== Your instructions ==
In the lines below, output everything from the first line through the line containing "2, 3, 3, 4, 4];" exactly as it is. Pictures are not part of the output.

== Recorded information ==
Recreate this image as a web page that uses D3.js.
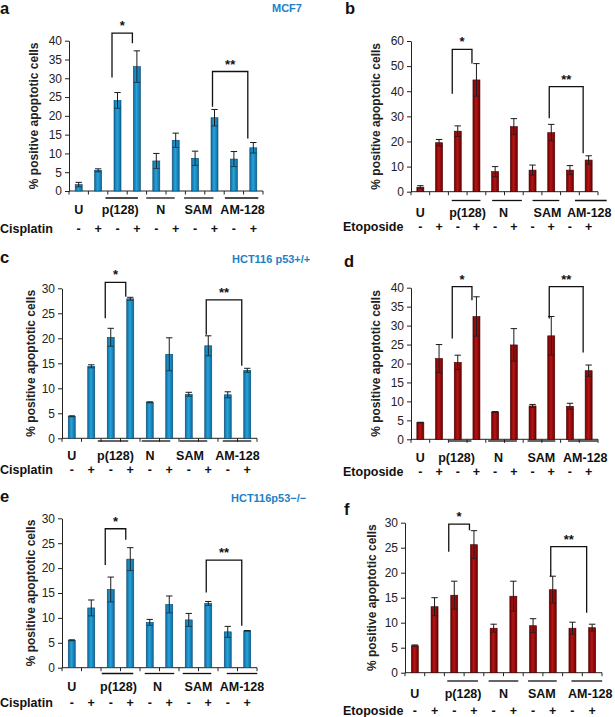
<!DOCTYPE html>
<html><head><meta charset="utf-8">
<script src="https://cdn.jsdelivr.net/npm/d3@7"></script>
<style>body{margin:0;background:#fff}svg{display:block;font-family:"Liberation Sans",Arial,Helvetica,sans-serif}</style>
</head><body><svg id="chart" width="615" height="717"></svg>
<script>
// ---------- data ----------
const groups = ["U", "p(128)", "N", "SAM", "AM-128"];
const treatments = ["-", "+", "-", "+", "-", "+", "-", "+", "-", "+"];
const barGroup = [0, 0, 1, 1, 2, 2, 3, 3, 4, 4];

const valuesA = [1.7, 5.5, 24.1, 33.1, 8.0, 13.5, 8.7, 19.5, 8.5, 11.5];
const errorsA = [0.6, 0.4, 2.1, 4.2, 2.0, 1.9, 1.9, 2.2, 2.0, 1.4];
const valuesB = [1.8, 19.5, 24.1, 44.5, 8.0, 25.9, 8.6, 23.5, 8.6, 12.6];
const errorsB = [0.6, 1.3, 2.1, 6.5, 2.0, 3.2, 2.0, 3.3, 1.8, 1.7];
const valuesC = [4.4, 14.4, 20.2, 27.9, 7.2, 16.8, 8.8, 18.5, 8.7, 13.6];
const errorsC = [0.1, 0.3, 1.8, 0.3, 0.1, 3.3, 0.4, 2.0, 0.6, 0.4];
const valuesD = [4.4, 21.3, 20.3, 32.4, 7.2, 24.9, 8.8, 27.3, 8.7, 18.1];
const errorsD = [0.1, 3.7, 1.9, 5.2, 0.1, 4.3, 0.4, 5.1, 0.8, 1.5];
const valuesE = [5.5, 12.0, 15.7, 21.8, 9.1, 12.7, 9.6, 12.9, 7.2, 7.4];
const errorsE = [0.1, 1.6, 2.5, 2.3, 0.6, 1.7, 1.3, 0.4, 1.1, 0.05];
const valuesF = [5.4, 13.2, 15.5, 25.6, 8.9, 15.3, 9.4, 16.6, 8.9, 9.0];
const errorsF = [0.15, 1.8, 2.8, 2.8, 0.8, 3.0, 1.4, 2.7, 1.2, 0.7];

// significance brackets: bar indices, bracket top value, left/right end values
const bracketsA = [{from: 2, to: 3, top: 42, left: 30.2, right: 39.3, label: "*"},
                   {from: 7, to: 9, top: 31.8, left: 22.4, right: 14.0, label: "**"}];
const bracketsB = [{from: 2, to: 3, top: 56.7, left: 39, right: 51, label: "*"},
                   {from: 7, to: 9, top: 41.8, left: 29.2, right: 15.3, label: "**"}];
const bracketsC = [{from: 2, to: 3, top: 31.2, left: 24, right: 28.3, label: "*"},
                   {from: 7, to: 9, top: 27.7, left: 20.7, right: 14.5, label: "**"}];
const bracketsD = [{from: 2, to: 3, top: 40.3, left: 26.6, right: 36.7, label: "*"},
                   {from: 7, to: 9, top: 40.3, left: 31.9, right: 22.9, label: "**"}];
const bracketsE = [{from: 2, to: 3, top: 27.9, left: 20.6, right: 25.7, label: "*"},
                   {from: 7, to: 9, top: 21.6, left: 15.1, right: 8.4, label: "**"}];
const bracketsF = [{from: 2, to: 3, top: 29.7, left: 24.2, right: 28.5, label: "*"},
                   {from: 7, to: 9, top: 25.2, left: 19.2, right: 12.0, label: "**"}];

const yTicksA = [0, 5, 10, 15, 20, 25, 30, 35, 40];
const yTicksB = [0, 10, 20, 30, 40, 50, 60];
const yTicksC = [0, 5, 10, 15, 20, 25, 30];
const yTicksD = [0, 5, 10, 15, 20, 25, 30, 35, 40];
const yTicksE = [0, 5, 10, 15, 20, 25, 30];
const yTicksF = [0, 5, 10, 15, 20, 25, 30];

const yTitle = "% positive apoptotic cells";

// ---------- layout ----------
const BLUE = "blue", RED = "red";
const panels = [
  {letter: "a", lx: 0, ly: 14, title: "MCF7", tx: 272, ty: 12, drug: "Cisplatin", color: BLUE,
   values: valuesA, errors: errorsA, brackets: bracketsA, ticks: yTicksA,
   x0: 69, x1: 263, y0: 191, y1: 40.7, ylabX: 35, ulineY: 198, groupY: 214, drugY: 233, drugX: 0,
   lblShift: [0, -7, -5.3, -6.5, -1], uline: [null, [-12, 1], [-10, -1], [-11, -1], [-9, 5]]},
  {letter: "b", lx: 345, ly: 14, drug: "Etoposide", color: RED,
   values: valuesB, errors: errorsB, brackets: bracketsB, ticks: yTicksB,
   x0: 411, x1: 598, y0: 191.7, y1: 41, ylabX: 377, ulineY: 200.5, groupY: 217, drugY: 231, drugX: 343,
   lblShift: [0, 0.5, -1, 5.6, 10], uline: [null, [-6, 4], [-3, 8], [0, 8], [5, 18]]},
  {letter: "c", lx: 0, ly: 263, title: "HCT116 p53+/+", tx: 232, ty: 263, drug: "Cisplatin", color: BLUE,
   values: valuesC, errors: errorsC, brackets: bracketsC, ticks: yTicksC,
   x0: 62, x1: 257, y0: 438.3, y1: 288.3, ylabX: 32, ulineY: 441, groupY: 460, drugY: 474, drugX: 0,
   lblShift: [0, -5, -9.5, -8.5, 0], uline: [null, [-13, -2], [-8, 1], [-9, -1], [-5, 4]]},
  {letter: "d", lx: 344, ly: 267, drug: "Etoposide", color: RED,
   values: valuesD, errors: errorsD, brackets: bracketsD, ticks: yTicksD,
   x0: 411, x1: 598, y0: 439.3, y1: 287.7, ylabX: 377, ulineY: 441, groupY: 461.5, drugY: 476, drugX: 343,
   lblShift: [0, -10.5, -6, -0.5, 6], uline: [null, [-9, -5], [-7, 3], [-5, 4], [-2, 9]]},
  {letter: "e", lx: 0, ly: 501.5, title: "HCT116p53\u2212/\u2212", tx: 231, ty: 502, drug: "Cisplatin", color: BLUE,
   values: valuesE, errors: errorsE, brackets: bracketsE, ticks: yTicksE,
   x0: 62, x1: 257, y0: 667.7, y1: 518.3, ylabX: 32, ulineY: 673.5, groupY: 690.5, drugY: 707, drugX: 0,
   lblShift: [0, -2, -2, 0, 4.5], uline: [null, [-9, 3], [-5, 5], [-6, 3], [-1, 10]]},
  {letter: "f", lx: 344, ly: 515, drug: "Etoposide", color: RED,
   values: valuesF, errors: errorsF, brackets: bracketsF, ticks: yTicksF,
   x0: 405, x1: 602, y0: 672.7, y1: 522.7, ylabX: 373, ulineY: 681, groupY: 698, drugY: 715, drugX: 343,
   lblShift: [0, -1, 0, -1, 8], uline: [null, [-7, 4], [-5, 5], [-5, 4], [-1, 10]]}
];

const svg = d3.select("#chart");
const defs = svg.append("defs");
function grad(id, edge, mid) {
  const g = defs.append("linearGradient").attr("id", id).attr("x1", "0%").attr("x2", "100%");
  g.append("stop").attr("offset", "0%").attr("stop-color", edge);
  g.append("stop").attr("offset", "45%").attr("stop-color", mid);
  g.append("stop").attr("offset", "100%").attr("stop-color", edge);
}
grad("g-blue", "#0f6a9c", "#25a3dc");
grad("g-red", "#6e0000", "#b51616");
const fills = {blue: "url(#g-blue)", red: "url(#g-red)"};
const strokes = {blue: "#0a4a70", red: "#4a0000"};
const titleBlue = "#1b82c8";

panels.forEach(p => {
  const g = svg.append("g");
  const idx = d3.range(p.values.length);
  const x = d3.scaleBand().domain(idx).range([p.x0, p.x1]);
  const ymax = p.ticks[p.ticks.length - 1];
  const y = d3.scaleLinear().domain([0, ymax]).range([p.y0, p.y1]);
  const bw = x.bandwidth();
  const cx = i => x(i) + bw / 2;
  const barW = 7;

  // panel letter & title
  g.append("text").attr("x", p.lx).attr("y", p.ly).attr("font-size", 16.5)
    .attr("font-weight", "bold").attr("fill", "#111").text(p.letter);
  if (p.title) g.append("text").attr("x", p.tx).attr("y", p.ty).attr("font-size", 11)
    .attr("font-weight", "bold").attr("fill", titleBlue).text(p.title);

  // y axis
  const ya = g.append("g").attr("transform", `translate(${p.x0},0)`)
    .call(d3.axisLeft(y).tickValues(p.ticks).tickSize(4).tickPadding(3).tickSizeOuter(0));
  ya.select(".domain").attr("stroke", "#222");
  ya.selectAll(".tick line").attr("stroke", "#222");
  ya.selectAll("text").attr("font-size", 12).attr("font-family", "Liberation Sans, Arial, sans-serif").attr("fill", "#222");

  // x axis with ticks at band boundaries
  const xa = g.append("g").attr("transform", `translate(0,${p.y0})`);
  xa.append("line").attr("x1", p.x0).attr("x2", p.x1).attr("stroke", "#222");
  xa.selectAll("line.tk").data(d3.range(p.values.length + 1)).join("line").attr("class", "tk")
    .attr("x1", i => p.x0 + i * x.step()).attr("x2", i => p.x0 + i * x.step())
    .attr("y1", 0).attr("y2", 3.5).attr("stroke", "#222");

  // y title
  g.append("text").attr("transform", `translate(${p.ylabX},${(p.y0 + p.y1) / 2}) rotate(-90)`)
    .attr("text-anchor", "middle").attr("dominant-baseline", "middle")
    .attr("font-size", 12).attr("font-weight", "bold").attr("fill", "#222").text(yTitle);

  // bars
  g.selectAll("rect.bar").data(idx).join("rect").attr("class", "bar")
    .attr("x", i => cx(i) - barW / 2).attr("width", barW)
    .attr("y", i => y(p.values[i])).attr("height", i => p.y0 - y(p.values[i]))
    .attr("fill", fills[p.color]).attr("stroke", strokes[p.color]).attr("stroke-width", 0.6);

  // error bars
  const eb = g.selectAll("g.eb").data(idx).join("g").attr("class", "eb");
  eb.append("line").attr("x1", cx).attr("x2", cx)
    .attr("y1", i => y(p.values[i] + p.errors[i])).attr("y2", i => y(Math.max(0, p.values[i] - p.errors[i])))
    .attr("stroke", "#1a1a1a").attr("stroke-width", 1);
  eb.append("line").attr("x1", i => cx(i) - 3.2).attr("x2", i => cx(i) + 3.2)
    .attr("y1", i => y(p.values[i] + p.errors[i])).attr("y2", i => y(p.values[i] + p.errors[i]))
    .attr("stroke", "#1a1a1a").attr("stroke-width", 1);
  eb.append("line").attr("x1", i => cx(i) - 3.2).attr("x2", i => cx(i) + 3.2)
    .attr("y1", i => y(Math.max(0, p.values[i] - p.errors[i]))).attr("y2", i => y(Math.max(0, p.values[i] - p.errors[i])))
    .attr("stroke", "#1a1a1a").attr("stroke-width", 0.9).attr("opacity", 0.7);

  // brackets
  p.brackets.forEach(b => {
    const offL = b.label === "*" ? -5.5 : -2;
    const offR = b.label === "*" ? -4.5 : -5.5;
    const xl = cx(b.from) + offL, xr = cx(b.to) + offR;
    g.append("path")
      .attr("d", `M${xl},${y(b.left)}V${y(b.top)}H${xr}V${y(b.right)}`)
      .attr("fill", "none").attr("stroke", "#111").attr("stroke-width", 1.3);
    g.append("text").attr("x", (xl + xr) / 2).attr("y", y(b.top) - 3)
      .attr("text-anchor", "middle").attr("font-size", 13).attr("font-weight", "bold")
      .attr("fill", "#111").text(b.label);
  });

  // group underlines & labels
  groups.forEach((name, gi) => {
    const members = idx.filter(i => barGroup[i] === gi);
    const first = members[0], last = members[members.length - 1];
    const ul = p.uline[gi];
    const anchor = ul ? (cx(first) + cx(last)) / 2 : cx(first);
    if (ul) {
      g.append("line").attr("x1", cx(first) + ul[0]).attr("x2", cx(last) + ul[1])
        .attr("y1", p.ulineY).attr("y2", p.ulineY)
        .attr("stroke", "#111").attr("stroke-width", 1.3);
    }
    g.append("text").attr("x", anchor + p.lblShift[gi]).attr("y", p.groupY).attr("text-anchor", "middle")
      .attr("font-size", 12.5).attr("font-weight", "bold").attr("fill", "#111").text(name);
  });

  // drug row
  g.append("text").attr("x", p.drugX).attr("y", p.drugY).attr("font-size", 12.5)
    .attr("font-weight", "bold").attr("fill", "#111").text(p.drug);
  g.selectAll("text.tr").data(idx).join("text").attr("class", "tr")
    .attr("x", cx).attr("y", p.drugY).attr("text-anchor", "middle")
    .attr("font-size", 12.5).attr("font-weight", "bold").attr("fill", "#111")
    .text(i => treatments[i]);
});
</script></body></html>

== Result for this exercise ==
Recreate this image as a web page that uses D3.js.
<!DOCTYPE html>
<html><head><meta charset="utf-8">
<script src="https://cdn.jsdelivr.net/npm/d3@7"></script>
<style>body{margin:0;background:#fff}svg{display:block;font-family:"Liberation Sans",Arial,Helvetica,sans-serif}</style>
</head><body><svg id="chart" width="615" height="717"></svg>
<script>
// ---------- data ----------
const groups = ["U", "p(128)", "N", "SAM", "AM-128"];
const treatments = ["-", "+", "-", "+", "-", "+", "-", "+", "-", "+"];
const barGroup = [0, 0, 1, 1, 2, 2, 3, 3, 4, 4];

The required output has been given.